Scientific classification
- Domain: Eukaryota
- Kingdom: Animalia
- Phylum: Chordata
- Class: Actinopterygii
- Order: Blenniiformes
- Family: Pomacentridae
- Genus: Stegastes
- Species: S. planifrons
- Binomial name: Stegastes planifrons (Cuvier, 1830)

= Stegastes planifrons =

- Authority: (Cuvier, 1830)
- Conservation status: LC

Species of fish

Stegastes planifrons (threespot damselfish) is a damselfish from the Western Atlantic. It occasionally makes its way into the aquarium trade.

==Description==
The adult threespot damselfish is a brownish-grey, bony fish with a dusky yellow sheen and a large black spot at the base of the pectoral fins. It grows to 13 cm in length. The large dorsal fin has 12 spines and 15-17 soft rays. The anal fin has two spines and 13-14 soft rays. Neither the pectoral nor pelvic fins have spines.

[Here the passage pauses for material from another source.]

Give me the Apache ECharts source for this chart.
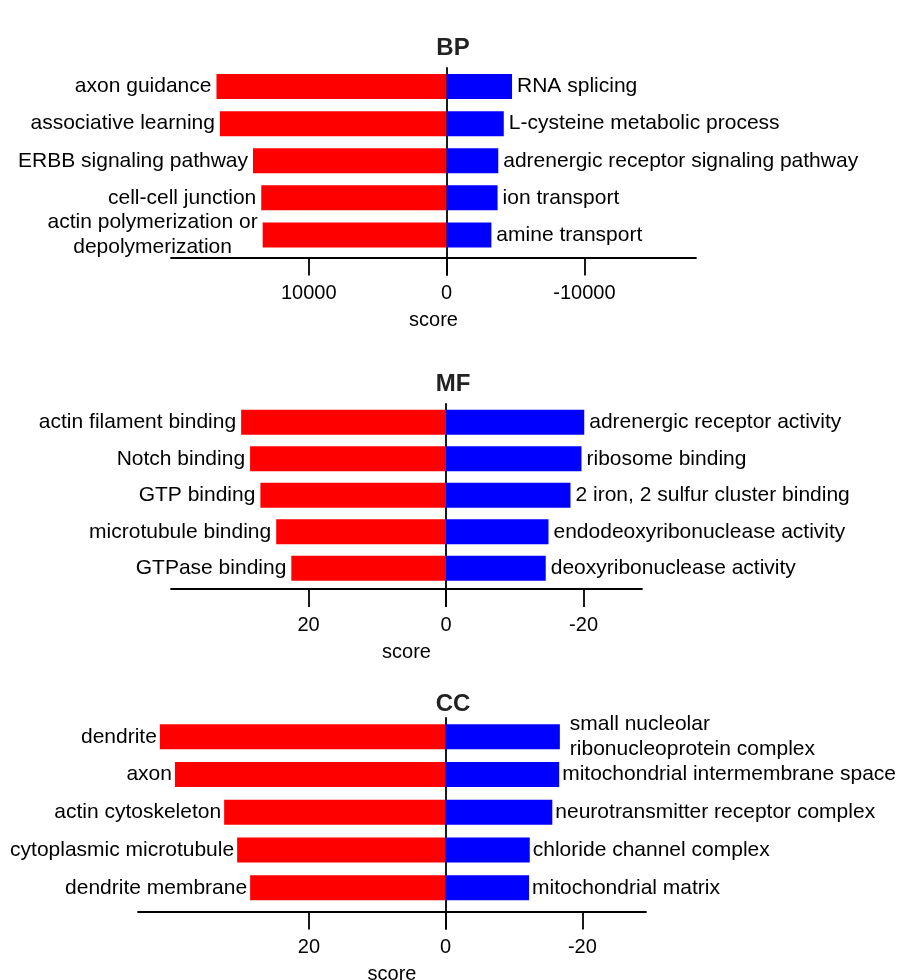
<!DOCTYPE html>
<html>
<head>
<meta charset="utf-8">
<script src="https://cdn.jsdelivr.net/npm/echarts@6/dist/echarts.min.js"></script>
<style>
  html, body { margin: 0; padding: 0; background: #ffffff; }
  #chart { width: 898px; height: 980px; }
</style>
</head>
<body>
<div id="chart"></div>
<script>
// Biological Process
const bpUpTerms = ['axon guidance', 'associative learning', 'ERBB signaling pathway', 'cell-cell junction', 'actin polymerization or\ndepolymerization'];
const bpUpScores = [16700, 16450, 14050, 13450, 13350];
const bpDownTerms = ['RNA splicing', 'L-cysteine metabolic process', 'adrenergic receptor signaling pathway', 'ion transport', 'amine transport'];
const bpDownScores = [-4750, -4150, -3750, -3700, -3250];
const bpTicks = [10000, 0, -10000];

// Molecular Function
const mfUpTerms = ['actin filament binding', 'Notch binding', 'GTP binding', 'microtubule binding', 'GTPase binding'];
const mfUpScores = [29.8, 28.5, 27.0, 24.7, 22.5];
const mfDownTerms = ['adrenergic receptor activity', 'ribosome binding', '2 iron, 2 sulfur cluster binding', 'endodeoxyribonuclease activity', 'deoxyribonuclease activity'];
const mfDownScores = [-20.1, -19.7, -18.1, -14.9, -14.5];
const mfTicks = [20, 0, -20];

// Cellular Component
const ccUpTerms = ['dendrite', 'axon', 'actin cytoskeleton', 'cytoplasmic microtubule', 'dendrite membrane'];
const ccUpScores = [41.8, 39.6, 32.4, 30.5, 28.6];
const ccDownTerms = ['small nucleolar\nribonucleoprotein complex', 'mitochondrial intermembrane space', 'neurotransmitter receptor complex', 'chloride channel complex', 'mitochondrial matrix'];
const ccDownScores = [-16.7, -16.6, -15.6, -12.3, -12.2];
const ccTicks = [20, 0, -20];

const FONT = '"Liberation Sans", Arial, Helvetica, sans-serif';
const RED = '#ff0000';
const BLUE = '#0000ff';
const INK = '#000000';

// Layout of the three stacked panels (pixels) and axis extents
const panels = [
  { title: 'BP', upTerms: bpUpTerms, upScores: bpUpScores, downTerms: bpDownTerms, downScores: bpDownScores, ticks: bpTicks,
    min: -18100, max: 20000, left: 171, right: 202, top: 68, height: 185.5, offset: 4, titleTop: 31, labelDist: 5 },
  { title: 'MF', upTerms: mfUpTerms, upScores: mfUpScores, downTerms: mfDownTerms, downScores: mfDownScores, ticks: mfTicks,
    min: -28.5, max: 40, left: 171, right: 256, top: 404, height: 182.5, offset: 2.5, titleTop: 367, labelDist: 5 },
  { title: 'CC', upTerms: ccUpTerms, upScores: ccUpScores, downTerms: ccDownTerms, downScores: ccDownScores, ticks: ccTicks,
    min: -29.3, max: 45, left: 138, right: 252, top: 718, height: 188.6, offset: 5, titleTop: 687, labelDist: 3 }
];

function upLabel(text) {
  // multi-line terms on the left side are centred line by line
  return text.split('\n').map(function (s) { return '{c|' + s + '}'; }).join('\n');
}

const grid = [], xAxis = [], yAxis = [], series = [], title = [];
panels.forEach(function (p, i) {
  grid.push({ left: p.left, right: p.right, top: p.top, height: p.height, containLabel: false, outerBoundsMode: 'none' });
  title.push({
    text: p.title, left: 448, top: p.titleTop, textAlign: 'center',
    textStyle: { fontFamily: FONT, fontSize: 24, fontWeight: 'bold', color: '#222' }
  });
  xAxis.push({
    gridIndex: i, type: 'value', inverse: true, min: p.min, max: p.max, position: 'bottom', offset: p.offset,
    axisLine: { show: true, onZero: false, lineStyle: { color: INK, width: 1.8 } },
    axisTick: { show: true, customValues: p.ticks, length: 18, lineStyle: { color: INK, width: 1.8 } },
    axisLabel: { show: true, customValues: p.ticks, margin: 26, fontFamily: FONT, fontSize: 20, color: INK,
      formatter: function (v) { return String(v); } },
    splitLine: { show: false },
    name: 'score', nameLocation: 'middle', nameGap: 53,
    nameTextStyle: { fontFamily: FONT, fontSize: 20, color: INK }
  });
  // carries the zero tick up to the bottom of the bar area so the centre line is continuous
  xAxis.push({
    gridIndex: i, type: 'value', inverse: true, min: p.min, max: p.max, position: 'bottom', offset: 0,
    axisLine: { show: false },
    axisTick: { show: true, customValues: [0], length: p.offset + 18, lineStyle: { color: INK, width: 1.8 } },
    axisLabel: { show: false },
    splitLine: { show: false }
  });
  yAxis.push({
    gridIndex: i, type: 'category', inverse: true, data: p.upTerms,
    axisLine: { show: true, onZero: true, lineStyle: { color: INK, width: 1.8 } },
    axisTick: { show: false }, axisLabel: { show: false }, splitLine: { show: false }
  });
  series.push({
    type: 'bar', name: p.title + ' up', xAxisIndex: 2 * i, yAxisIndex: i,
    data: p.upScores, barWidth: 25, barGap: '-100%',
    itemStyle: { color: RED }, z: 1,
    label: {
      show: true, position: 'left', distance: p.labelDist, fontFamily: FONT, fontSize: 21, color: INK,
      formatter: function (prm) { return upLabel(p.upTerms[prm.dataIndex]); },
      rich: { c: { align: 'center', fontFamily: FONT, fontSize: 21, lineHeight: 25, color: INK } }
    }
  });
  series.push({
    type: 'bar', name: p.title + ' down', xAxisIndex: 2 * i, yAxisIndex: i,
    data: p.downScores.map(function (v, k) {
      return p.downTerms[k].indexOf('\n') >= 0 ? { value: v, label: { distance: 10 } } : v;
    }),
    barWidth: 25, barGap: '-100%',
    itemStyle: { color: BLUE }, z: 1,
    label: {
      show: true, position: 'right', distance: p.labelDist, fontFamily: FONT, fontSize: 21, lineHeight: 25, color: INK,
      formatter: function (prm) { return p.downTerms[prm.dataIndex]; }
    }
  });
});

const chart = echarts.init(document.getElementById('chart'), null, { renderer: 'canvas' });
chart.setOption({
  backgroundColor: '#ffffff',
  animation: false,
  title: title,
  grid: grid,
  xAxis: xAxis,
  yAxis: yAxis,
  series: series
});
</script>
</body>
</html>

Juveniles are a much brighter yellow. They have a few tiny blue spots on the head and upper body, including one on the upper iris. They have three distinctive black spots, one at the junction between the dorsal fin spines and the soft rays, one dorsally on the caudal peduncle, and a third smaller one just above the base of the pectoral fins. These tend to have a faint blue rim, and the pectoral spot is absent in very young juveniles, becoming more prominent as the juvenile grows.

==Distribution and habitat==
The threespot damselfish is found down to about 30 m in the western Atlantic Ocean. Its range extends from Florida through the Caribbean Sea to the Bahamas. It is a demersal fish, and its favoured habitats are inshore and offshore coral reefs. It is often found among staghorn coral and at night may be found in caves.

==Biology==
Threespot damselfish feed mainly on seaweed, but also eat copepods, gastropod molluscs and their eggs, hydroids, marine worms, and sponges.

Adults vigorously maintain large territories, chasing away and nipping intruders, including humans. A male and female will form a breeding pair. The female lays eggs which stick to objects on the seabed, and the male guards these and oxygenates them by fanning them with its fins.